The Chapter 13 plan simply provides for payment of 100% of Blazer's claims.
This may be better treatment than Blazer's claim would be entitled to as an allowed secured claim. Or, it may be worse treatment. The answer depends on the value of the collateral compared to the amount of the secured debt. 11 U.S.C. § 1325(a)(4) 506. There is no evidence before the court as to the value of the furniture. The answer also depends on whether the collateral for each debt secures both debts. If so, then the furniture bought in March 1997 may secure both debts. The parties have not addressed this question. The result is that the court can not confirm the plan. The court will allow the debtor ten (10) days to file an amended plan; otherwise, the case will be dismissed, there being no confirmable plan before the court.
In light of the decision regarding Blazer's claims, the court need not deal with the trustee's objection to confirmation, at this time.

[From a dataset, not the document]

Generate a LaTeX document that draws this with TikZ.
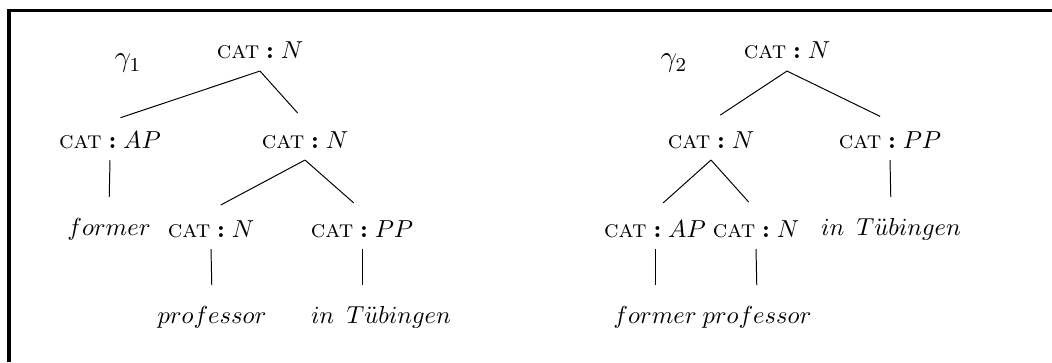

The court will enter an order.
This Memorandum constitutes findings of fact and conclusions of law as required by F.R.Bankr.P. 7052.
ORDER
For the reasons stated in the court's Memorandum Opinion entered this date,
It is ORDERED that the debtor(s) shall have ten (10) days from the entry of this order to filed an amended plan;
It is further ORDERED that if an amended plan is not filed within the time allowed, the case shall be dismissed without further hearing, there being no confirmable plan before the court. 11 U.S.C. § 1307(c)(5); and
It is further ORDERED that the trustee's objection to confirmation is DENIED without prejudice.